Treasury puts Penfolds in prime position

Treasury Wine's announcement of a change to the marketing of its flagship brand Penfolds is a clever strategy that will shift the market's focus to the latent value in its luxury and masstige portfolio.

It may appear incongruous that the sharemarket’s initial response to Treasury Wine Estate’s latest bout of impairment charges was to mark up the group’s share price. That may be related to reports of a lengthening queue of potential bidders, but it’s also possible that the market was relieved by what wasn’t in the announcement.

Even though Treasury has previously lowered its guidance for its earnings before interest, tax and SGARA (the industry’s treatment of inventories) this financial year by $40 million, its ability to meet the revised range of $190m to $210m has been severely questioned and new chief executive Michael Clarke has studiously avoided committing to it.

As the end of the financial year nears, it would have made sense for Treasury to disclose any downgrade of its earnings with the announcement of the $260m of non-cash impairment charges. It didn’t, so the obvious assumption is that it is on track to deliver something close to or within the foreshadowed range.

If that is the case, Kohlberg Kravis Roberts, the giant private equity firm that approached Treasury in April with a proposal for a $4.70 a share scheme of arrangement offer, would be disappointed. Another downgrade of earnings for this financial year would make Treasury more vulnerable.

KKR might also be concerned about reports that a host of other parties are running the numbers on a bid for Treasury. However, in the near term, the traction Clarke appears to have gained both within the business and the market is probably the biggest obstacle to a successful offer.

Clarke, in the role for less than three months, has hit the ground running. Last month he announced plans to take $35m out of the group’s cost base in the 2014-15 financial year; today he announced a fundamental change in the way Treasury sells its flagship Penfolds brand.

Traditionally Treasury has released its Penfolds wines in the final quarter of the financial year, creating considerable pressure for the group to offload its inventories by offering discounts or extended credit terms in order to book the revenue before the end of the financial year.

As Clarke indicated today, that’s not the way to treat an iconic brand with respect. It’s also not the way to maximise the value of the releases.

Treasury is now going to move the release date for Penfolds to October, starting this year. As he said, that will give the group a longer selling period, reduce the pressure to sell the wine ahead of an artificial deadline and make more of the wine available for key festive periods like Thanksgiving in the US, Christmas, New Year and Chinese New Year.

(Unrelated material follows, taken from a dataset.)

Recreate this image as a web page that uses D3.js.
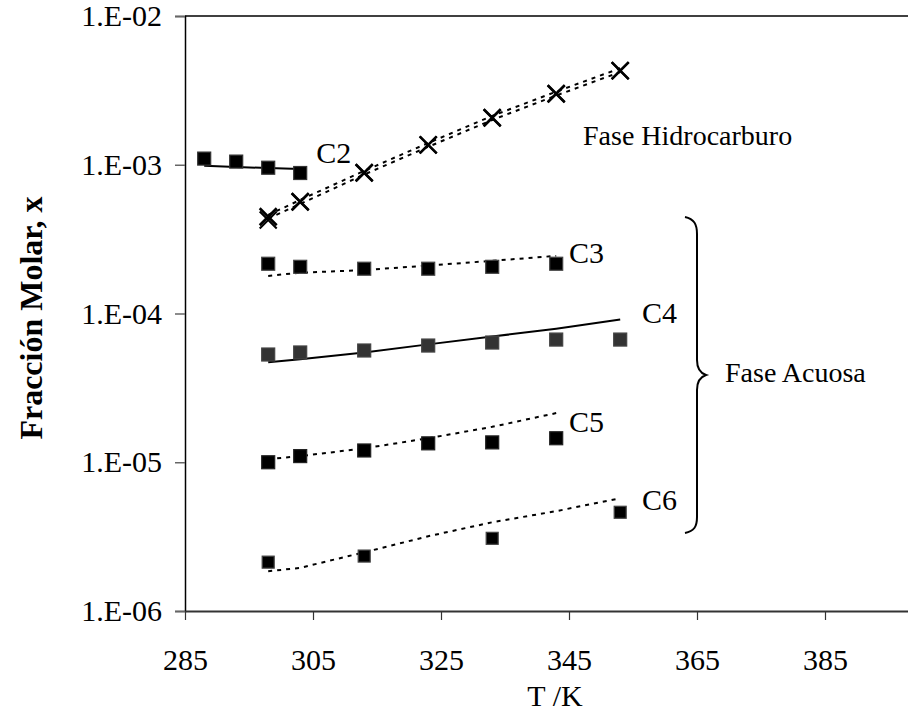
<!DOCTYPE html>
<html>
<head>
<meta charset="utf-8">
<script src="https://cdn.jsdelivr.net/npm/d3@7"></script>
<style>
  html, body { margin: 0; padding: 0; background: #fff; }
  svg { display: block; }
  text { font-family: "Liberation Serif", "Times New Roman", serif; fill: #000; }
</style>
</head>
<body>
<svg id="chart" width="908" height="713"></svg>
<script>
// Temperatures (K)
const T_C2_sq = [288, 293, 298, 303];
const T_hc = [298, 303, 313, 323, 333, 343, 353];
const T_C3 = [298, 303, 313, 323, 333, 343];
const T_C4 = [298, 303, 313, 323, 333, 343, 353];
const T_C5 = [298, 303, 313, 323, 333, 343];
const T_C6_sq = [298, 313, 333, 353];
const T_C6_line = [298, 303, 313, 323, 333, 343, 353];

// Mole fractions, hydrocarbon phase (C2 squares + solid fit)
const C2_points = [1.10e-3, 1.05e-3, 0.955e-3, 0.88e-3];
const C2_fit = [0.985e-3, 0.965e-3, 0.95e-3, 0.935e-3];

// Hydrocarbon phase crosses (two data sets) and two dashed models
const HC_crossA = [4.47e-4, 5.64e-4, 8.83e-4, 1.36e-3, 2.07e-3, 3.0e-3, 4.29e-3];
const HC_crossB = [4.25e-4, 5.64e-4, 8.83e-4, 1.36e-3, 2.07e-3, 3.0e-3, 4.29e-3];
const HC_modelA = [4.35e-4, 5.45e-4, 8.6e-4, 1.32e-3, 2.0e-3, 2.92e-3, 4.2e-3];
const HC_modelB = [4.6e-4, 5.8e-4, 9.1e-4, 1.4e-3, 2.13e-3, 3.1e-3, 4.45e-3];

// Aqueous phase
const C3_points = [2.16e-4, 2.06e-4, 2.0e-4, 2.0e-4, 2.06e-4, 2.16e-4];
const C3_model = [1.79e-4, 1.88e-4, 1.96e-4, 2.1e-4, 2.26e-4, 2.44e-4];
const C4_points = [5.3e-5, 5.47e-5, 5.64e-5, 6.09e-5, 6.38e-5, 6.68e-5, 6.68e-5];
const C4_model = [4.7e-5, 4.93e-5, 5.47e-5, 6.2e-5, 7.0e-5, 7.9e-5, 9.1e-5];
const C5_points = [1.0e-5, 1.10e-5, 1.20e-5, 1.34e-5, 1.36e-5, 1.45e-5];
const C5_model = [1.05e-5, 1.10e-5, 1.24e-5, 1.45e-5, 1.73e-5, 2.14e-5];
const C6_points = [2.13e-6, 2.34e-6, 3.08e-6, 4.61e-6];
const C6_model = [1.85e-6, 1.95e-6, 2.48e-6, 3.18e-6, 3.95e-6, 4.69e-6, 5.73e-6];

// Axes
const xTicks = [285, 305, 325, 345, 365, 385];
const yTicks = [1e-2, 1e-3, 1e-4, 1e-5, 1e-6];
const yTickLabels = ["1.E-02", "1.E-03", "1.E-04", "1.E-05", "1.E-06"];
const xTitle = "T /K";
const yTitle = "Fracción Molar, x";

// Series labels
const seriesLabels = [
  { text: "C2", T: 305.5, x: 1.02e-3 },
  { text: "C3", T: 345.0, x: 2.2e-4 },
  { text: "C4", T: 356.4, x: 8.6e-5 },
  { text: "C5", T: 345.0, x: 1.6e-5 },
  { text: "C6", T: 356.4, x: 4.8e-6 }
];

const svg = d3.select("#chart");
const plotLeft = 185, plotTop = 16, plotBottom = 611;

const x = d3.scaleLinear().domain([285, 405]).range([plotLeft, plotLeft + 768]);
const y = d3.scaleLog().domain([1e-6, 1e-2]).range([plotBottom, plotTop]);

// top border of the plot area
svg.append("line")
  .attr("x1", plotLeft).attr("x2", 908)
  .attr("y1", y(1e-2)).attr("y2", y(1e-2))
  .attr("stroke", "#000").attr("stroke-width", 1.5);

// y axis
const yAxis = svg.append("g")
  .attr("transform", `translate(${plotLeft},0)`)
  .call(d3.axisLeft(y).tickValues(yTicks)
    .tickFormat((d, i) => yTickLabels[i]).tickSize(10).tickPadding(13));
yAxis.select(".domain").attr("stroke", "#000").attr("stroke-width", 1.5);
yAxis.selectAll(".tick line").attr("stroke", "#666").attr("stroke-width", 1.5);
yAxis.selectAll(".tick text")
  .style("font-family", '"Liberation Serif", "Times New Roman", serif')
  .style("font-size", "30px").attr("fill", "#000");

// x axis
const xAxis = svg.append("g")
  .attr("transform", `translate(0,${plotBottom})`)
  .call(d3.axisBottom(x).tickValues(xTicks).tickSize(9).tickSizeOuter(0));
xAxis.select(".domain").attr("stroke", "#333").attr("stroke-width", 2);
xAxis.selectAll(".tick line").attr("stroke", "#333").attr("stroke-width", 1.2);
xAxis.selectAll(".tick text")
  .attr("y", 59).attr("dy", 0)
  .style("font-family", '"Liberation Serif", "Times New Roman", serif')
  .style("font-size", "30px").attr("fill", "#000");

// axis titles
svg.append("text")
  .attr("x", 555).attr("y", 706)
  .attr("text-anchor", "middle")
  .style("font-size", "30px")
  .text(xTitle);

svg.append("text")
  .attr("transform", `translate(42,318) rotate(-90)`)
  .attr("text-anchor", "middle")
  .style("font-size", "32px").style("font-weight", "bold")
  .text(yTitle);

const line = d3.line().x(d => x(d[0])).y(d => y(d[1]));
const zip = (ts, vs) => ts.map((t, i) => [t, vs[i]]);

function drawLine(ts, vs, dashed) {
  svg.append("path")
    .datum(zip(ts, vs))
    .attr("d", line)
    .attr("fill", "none")
    .attr("stroke", "#000")
    .attr("stroke-width", 2)
    .attr("stroke-dasharray", dashed ? "4,5" : null);
}

function drawSquares(ts, vs, size, fill, stroke) {
  svg.append("g").selectAll("rect")
    .data(zip(ts, vs)).join("rect")
    .attr("x", d => x(d[0]) - size / 2)
    .attr("y", d => y(d[1]) - size / 2)
    .attr("width", size).attr("height", size)
    .attr("fill", fill)
    .attr("stroke", stroke).attr("stroke-width", 1.2);
}

function drawCrosses(ts, vs, size, width) {
  const h = size / 2;
  svg.append("g").selectAll("path")
    .data(zip(ts, vs)).join("path")
    .attr("d", d => {
      const cx = x(d[0]), cy = y(d[1]);
      return `M${cx - h},${cy - h}L${cx + h},${cy + h}M${cx - h},${cy + h}L${cx + h},${cy - h}`;
    })
    .attr("stroke", "#000").attr("stroke-width", width).attr("fill", "none");
}

// models
drawLine(T_C2_sq, C2_fit, false);
drawLine(T_hc, HC_modelA, true);
drawLine(T_hc, HC_modelB, true);
drawLine(T_C3, C3_model, true);
drawLine(T_C4, C4_model, false);
drawLine(T_C5, C5_model, true);
drawLine(T_C6_line, C6_model, true);

// experimental points
drawSquares(T_C2_sq, C2_points, 13, "#000", "#333");
drawCrosses(T_hc, HC_crossA, 17, 2.6);
drawCrosses(T_hc, HC_crossB, 17, 2.0);
drawSquares(T_C3, C3_points, 13, "#000", "#444");
drawSquares(T_C4, C4_points, 13, "#333", "#444");
drawSquares(T_C5, C5_points, 13, "#000", "#222");
drawSquares(T_C6_sq, C6_points, 12, "#000", "#444");

// series labels
svg.append("g").selectAll("text")
  .data(seriesLabels).join("text")
  .attr("x", d => x(d.T)).attr("y", d => y(d.x))
  .style("font-size", "30px")
  .text(d => d.text);

// phase annotations
svg.append("text").attr("x", 583).attr("y", 145)
  .style("font-size", "28px").text("Fase Hidrocarburo");
svg.append("text").attr("x", 725).attr("y", 382)
  .style("font-size", "28px").text("Fase Acuosa");

// curly brace grouping the aqueous-phase series
svg.append("path")
  .attr("d", "M685,217 C694,219 697,224 697,234 L697,360 C697,369 700,373 706,375 C700,377 697,381 697,390 L697,517 C697,527 694,531 685,533")
  .attr("fill", "none").attr("stroke", "#000").attr("stroke-width", 2);
</script>
</body>
</html>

It might also improve Treasury’s negotiating position with distributors and retailers, and will give Treasury’s first-half earnings an extra kick next year during its period of maximum vulnerability. It could buy time for Clarke to be able to demonstrate his ability to structurally improve Treasury’s performance.

Treasury has built up a big reserve of premium non-current inventory and latent profitability that it could draw on to manage the impact of two release periods this calendar year.

To support its key brands Treasury is planning to lift its marketing spend by 50 per cent, including year-round support for Penfolds.

The impairment charges announced today relate, it said, to acquisitions made before the de-merger of Treasury from Foster’s Group and are mainly related to commercial wine brands, with a majority of the impairment charges against its US brands.

They come against the backdrop of a restructuring of Treasury’s portfolio to separate its luxury and 'masstige' portfolio from its commercial wines, which will each now be managed separately. Treasury is also separating its Asia, Europe, Middle East and African operations from its Australasian business.

The rationale for the split of commercial and premium wines is that their markets are different and require quite different focuses.

Their separation would also make it easier if, at some point in future, Clarke wanted to take the 'premiumisation' strategy he has recommitted Treasury to its logical conclusion and hive off the commercial portfolio, which has a lower growth profile and lower margins than the premium brands.

With last year’s $160m of impairments, Treasury has now carved a massive chunk out of the book value of its commercial wine portfolio, most of it in the US. The market for low-end wines is ultra-competitive and crowded and demand is volatile, whereas there is growth at the premium end and an improving supply-demand equation.

The changes Clarke announced today, including the latest impairments, will help its management and the market to focus on the value and prospects of its luxury and masstige portfolio and on the jewel within it: the Penfolds brand.

That’s an intelligent evolution in its strategy, both for the business itself and for a company targeted by actual and potential suitors, largely because of the latent value in the Penfolds brand.